Берг получил окончательное направление на прииск Фролыч. «Боже мой, – думала Людмила, – как же далеко эта Колыма!» Ещё двое суток по трассе на грузовой машине! Это было самое трудное. Сидеть в кабинке рядом с шофёром она не могла. Шофёр непрерывно курил. В кузове были установлены временные деревянные лавки. Кузов подбрасывало на каждой неровности, каждом ухабе дороги. Жёсткие деревянные лавки превращали движение в пытку. Ночью спали в каких-то бараках, приспособленных для отдыха шоферов дальних рейсов. Днём ехали не останавливаясь. Через два дня пути Людмила чувствовала, что у неё всё отбито и ноги деревянные. Но когда они приехали, наконец, на прииск, когда она увидела эти убогие строения, её душа оборвалась, ушла в пятки.
Прииск Фролыч в тысяча девятьсот тридцать восьмом году…

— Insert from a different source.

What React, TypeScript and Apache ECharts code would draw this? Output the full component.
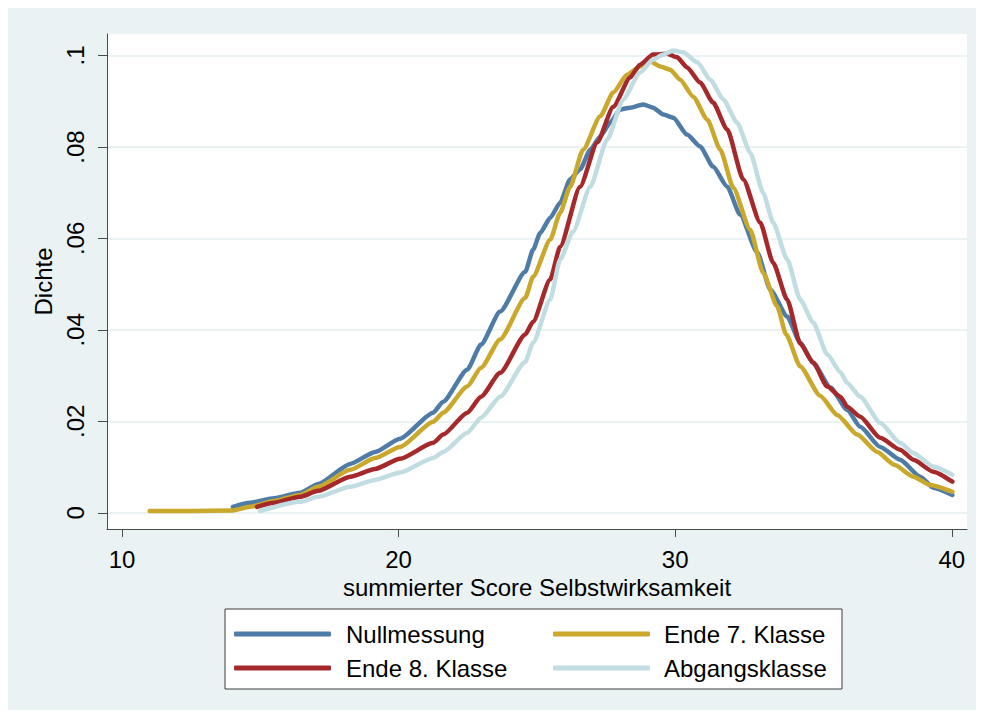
import React, { useEffect, useRef } from "react";
import * as echarts from "echarts";

// ---- Data (kernel density estimates) ----
const seriesNames = ["Nullmessung", "Ende 7. Klasse", "Ende 8. Klasse", "Abgangsklasse"];

const nullmessungX = [14.01, 14.63, 15.5, 16.44, 17.09, 18.25, 19.15, 20.05, 21.25, 21.61, 22.48, 22.98, 23.67, 24.58, 24.86, 25.12, 25.48, 25.84, 26.2, 26.56, 26.93, 27.29, 27.65, 28.01, 28.37, 28.84, 29.2, 29.57, 29.93, 30.43, 30.9, 31.37, 31.88, 32.35, 32.97, 33.44, 34.05, 34.52, 34.99, 35.61, 36.22, 36.69, 37.41, 38.13, 38.86, 39.33, 40.02];
const nullmessungY = [0.0013, 0.0022, 0.0032, 0.0044, 0.0063, 0.0107, 0.0133, 0.0162, 0.0219, 0.0243, 0.0313, 0.0368, 0.044, 0.0527, 0.0575, 0.0612, 0.0645, 0.0678, 0.0729, 0.0751, 0.0794, 0.0823, 0.0853, 0.0882, 0.0886, 0.0893, 0.0886, 0.0871, 0.0864, 0.0827, 0.0801, 0.0757, 0.0713, 0.0652, 0.0569, 0.0488, 0.0429, 0.0372, 0.0328, 0.0274, 0.0225, 0.0188, 0.0144, 0.0116, 0.0079, 0.0055, 0.0039];

const ende7X = [11.0, 12.5, 14.0, 14.63, 15.5, 16.44, 17.09, 18.25, 19.15, 20.05, 21.25, 21.61, 22.48, 22.98, 23.67, 24.58, 24.86, 25.48, 25.84, 26.2, 26.67, 27.29, 27.76, 28.26, 28.73, 29.1, 29.46, 29.82, 30.18, 30.65, 31.16, 31.63, 32.1, 32.71, 33.18, 33.69, 34.01, 34.52, 35.24, 35.86, 36.58, 37.31, 37.92, 38.61, 39.22, 40.02];
const ende7Y = [0.0004, 0.0004, 0.0005, 0.0013, 0.0026, 0.0039, 0.0057, 0.0094, 0.012, 0.0144, 0.0199, 0.0219, 0.0276, 0.0317, 0.0379, 0.047, 0.0516, 0.0597, 0.0656, 0.0713, 0.0794, 0.0867, 0.0919, 0.0958, 0.0976, 0.0987, 0.0976, 0.0969, 0.0947, 0.091, 0.086, 0.0794, 0.0711, 0.0619, 0.0525, 0.0451, 0.039, 0.032, 0.0256, 0.0214, 0.0171, 0.0133, 0.0105, 0.0079, 0.0061, 0.0046];

const ende8X = [14.88, 15.5, 16.44, 17.09, 18.25, 19.15, 20.05, 21.25, 21.61, 22.48, 22.98, 23.67, 24.58, 24.86, 25.48, 25.84, 26.56, 27.18, 27.76, 28.37, 28.73, 29.2, 29.71, 30.07, 30.43, 30.9, 31.37, 31.88, 32.46, 33.07, 33.54, 34.05, 34.52, 34.99, 35.5, 35.97, 36.22, 36.69, 37.41, 38.13, 38.61, 39.33, 40.02];
const ende8Y = [0.0013, 0.0022, 0.0035, 0.0048, 0.0079, 0.0096, 0.0118, 0.0153, 0.0171, 0.0219, 0.0254, 0.0306, 0.039, 0.0418, 0.051, 0.0582, 0.0713, 0.081, 0.0888, 0.0952, 0.098, 0.1002, 0.1004, 0.0996, 0.0974, 0.0941, 0.0897, 0.0838, 0.0729, 0.0635, 0.0547, 0.0466, 0.037, 0.0328, 0.0276, 0.0254, 0.0232, 0.021, 0.0164, 0.0138, 0.0116, 0.009, 0.0068];

const abgangX = [14.99, 16.44, 17.09, 18.25, 19.15, 20.05, 21.25, 21.61, 22.48, 22.98, 23.67, 24.58, 24.86, 25.48, 25.84, 26.31, 26.93, 27.54, 28.12, 28.73, 29.2, 29.57, 29.93, 30.29, 30.8, 31.27, 31.74, 32.24, 32.71, 33.18, 33.54, 34.05, 34.52, 34.99, 35.5, 35.97, 36.22, 36.69, 37.41, 38.13, 38.61, 39.33, 40.02];
const abgangY = [0.0004, 0.0024, 0.0035, 0.0057, 0.0072, 0.0088, 0.012, 0.0133, 0.0175, 0.0208, 0.0254, 0.033, 0.0372, 0.0466, 0.0554, 0.0615, 0.0713, 0.0816, 0.0904, 0.0963, 0.0991, 0.1002, 0.1011, 0.1007, 0.0985, 0.0947, 0.0904, 0.0853, 0.0788, 0.07, 0.0635, 0.0554, 0.0466, 0.0416, 0.0346, 0.0308, 0.0284, 0.0254, 0.0197, 0.0153, 0.0131, 0.0101, 0.0083];

const xTickValues = [10, 20, 30, 40];
const xTickLabels = ["10", "20", "30", "40"];
const yTickValues = [0, 0.02, 0.04, 0.06, 0.08, 0.1];
const yTickLabels = ["0", ".02", ".04", ".06", ".08", ".1"];

const xTitle = "summierter Score Selbstwirksamkeit";
const yTitle = "Dichte";

const colors = ["#4e7ca7", "#c9a82c", "#a5282a", "#c1dde2"];

const zip = (xs: number[], ys: number[]) => xs.map((x, i) => [x, ys[i]]);

export default function App() {
  const ref = useRef<HTMLDivElement>(null);
  useEffect(() => {
    if (!ref.current) return;
    const chart = echarts.init(ref.current, null, { renderer: "svg" });
    const font = "Arial, 'Liberation Sans', Helvetica, sans-serif";
    const seriesData = [
      zip(nullmessungX, nullmessungY),
      zip(ende7X, ende7Y),
      zip(ende8X, ende8Y),
      zip(abgangX, abgangY),
    ];
    const legendBase = {
      orient: "vertical",
      top: 614,
      padding: 0,
      itemWidth: 97,
      itemHeight: 5,
      itemGap: 10,
      icon: "roundRect",
      selectedMode: false,
    };
    chart.setOption({
      animation: false,
      backgroundColor: "#eaf2f3",
      textStyle: { fontFamily: font },
      grid: {
        left: 99,
        top: 26,
        right: 9,
        bottom: 181,
        show: true,
        backgroundColor: "#ffffff",
        borderWidth: 0,
      },
      xAxis: {
        type: "value",
        min: 9.457,
        max: 40.55,
        axisLine: { show: true, onZero: false, lineStyle: { color: "#4a4a4a", width: 1 } },
        axisTick: { show: true, customValues: xTickValues, length: 8, lineStyle: { color: "#4a4a4a" } },
        axisLabel: {
          customValues: xTickValues,
          fontSize: 24,
          color: "#000",
          margin: 18,
          fontFamily: font,
          formatter: (v: number) => {
            const i = xTickValues.findIndex((t) => Math.abs(t - v) < 1e-9);
            return i >= 0 ? xTickLabels[i] : "";
          },
        },
        splitLine: { show: false },
        name: xTitle,
        nameLocation: "middle",
        nameGap: 36,
        nameTextStyle: { fontSize: 24, color: "#000", fontFamily: font },
      },
      yAxis: {
        type: "value",
        min: -0.00354,
        max: 0.1047,
        axisLine: { show: true, onZero: false, lineStyle: { color: "#4a4a4a", width: 1 } },
        axisTick: { show: true, customValues: yTickValues, length: 9, lineStyle: { color: "#4a4a4a" } },
        axisLabel: {
          customValues: yTickValues,
          rotate: 90,
          fontSize: 24,
          color: "#000",
          margin: 20,
          fontFamily: font,
          formatter: (v: number) => {
            const i = yTickValues.findIndex((t) => Math.abs(t - v) < 1e-9);
            return i >= 0 ? yTickLabels[i] : "";
          },
        },
        splitLine: { show: true, customValues: yTickValues, lineStyle: { color: "#eaf2f3", width: 2 } },
        name: yTitle,
        nameLocation: "middle",
        nameRotate: 90,
        nameGap: 43,
        nameTextStyle: { fontSize: 24, color: "#000", fontFamily: font },
      },
      legend: [
        {
          ...legendBase,
          left: 226,
          data: [seriesNames[0], seriesNames[2]],
          textStyle: { fontSize: 24, lineHeight: 24, color: "#000", fontFamily: font, padding: [0, 0, 0, 10] },
        },
        {
          ...legendBase,
          left: 545,
          data: [seriesNames[1], seriesNames[3]],
          textStyle: { fontSize: 24, lineHeight: 24, color: "#000", fontFamily: font, padding: [0, 0, 0, 9] },
        },
      ],
      graphic: [
        {
          type: "rect",
          z: 0,
          shape: { x: 217, y: 601, width: 617, height: 80 },
          style: { fill: "#ffffff", stroke: "#3c3c3c", lineWidth: 1 },
        },
      ],
      series: seriesNames.map((name, i) => ({
        name,
        type: "line",
        data: seriesData[i],
        showSymbol: false,
        symbol: "none",
        smooth: 0.2,
        smoothMonotone: "x",
        color: colors[i],
        itemStyle: { color: colors[i] },
        lineStyle: { color: colors[i], width: 4.5, cap: "round", join: "round" },
        z: 2 + i,
      })),
    });
    return () => chart.dispose();
  }, []);
  return <div ref={ref} style={{ width: 968, height: 702, background: "#eaf2f3" }} />;
}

Два длинных деревянных барака – это жилище вольных рабочих прииска. Дом для семейных, деревянный и такой же длинный, как бараки. Разница была только в том, что в бараках люди не имели комнат. А в доме для семейных были отдельные комнаты и даже квартиры с выходом в общий длинный коридор. Далее – магазин, больничка, контора, ремонтные мастерские. Примерно в километре от этого посёлка – зона. За зоной – бараки охранников. Мимо шла Колымская центральная трасса, «дорога жизни», соединяющая Магадан и прииски. Невдалеке текла река Берелёх. Земля кругом была почти вся изрыта. Вдоль реки и вдоль трассы тянулись отвалы породы.
Их встретил молодой коренастый мужчина.
– Иван Иваныч, – представился он. – Я главный инженер прииска.
Он повёл их к длинному бараку, деревянному, окружённому завалинкой из горбыля, засыпанной опилками и песком.
– Вот здесь мы приготовили для вас комнату. В ней раньше жил холостяк, молодой парень. Он её и обставил. Как умел.
Иван Иванович широким жестом обвёл комнату и вышел. Её убранство было творчеством умельца-самоучки: сбитый самодельный топчан из необструганных досок – это кровать, самодельный из обструганных досок стол, вешалка c самодельными крючками из стальной толстой проволоки украшала стену. Посреди комнаты стояла круглая металлическая печка, выполненная из большой бочки. Труба от неё выходила прямо в потолок. Она обеспечивала тепло, на ней готовили еду. В углу около двери стояла большая деревянная бочка. Ведро и черпак говорили о том, что о водопроводе и прочих прелестях цивилизации надо забыть. В бочку наливали воду для еды, питья и других нужд. Её возили утром с реки на единственной лошади, запряжённой в телегу или сани, в зависимости от времени года. Удобства, или, как тогда говорили, сортир, в виде небольшого деревянного домика, красовались за бараком на улице. Причём двери сортира болтались на петлях и были открыты. Два грязных очка на деревянных досках нагло смотрели на улицу.
– Разве можно здесь жить, Отто? Ты куда меня привёз?
Она развернулась и хотела уйти. Как будто её за порогом этого дома ждала машина. Берг растерялся. Надо было как-то её остановить. Он схватил её руку и повернул к себе.
– Остановись, пожалуйста, остановись! Мы никуда не можем деться. Потерпи немного. Я всё сделаю. Я постараюсь всё сделать.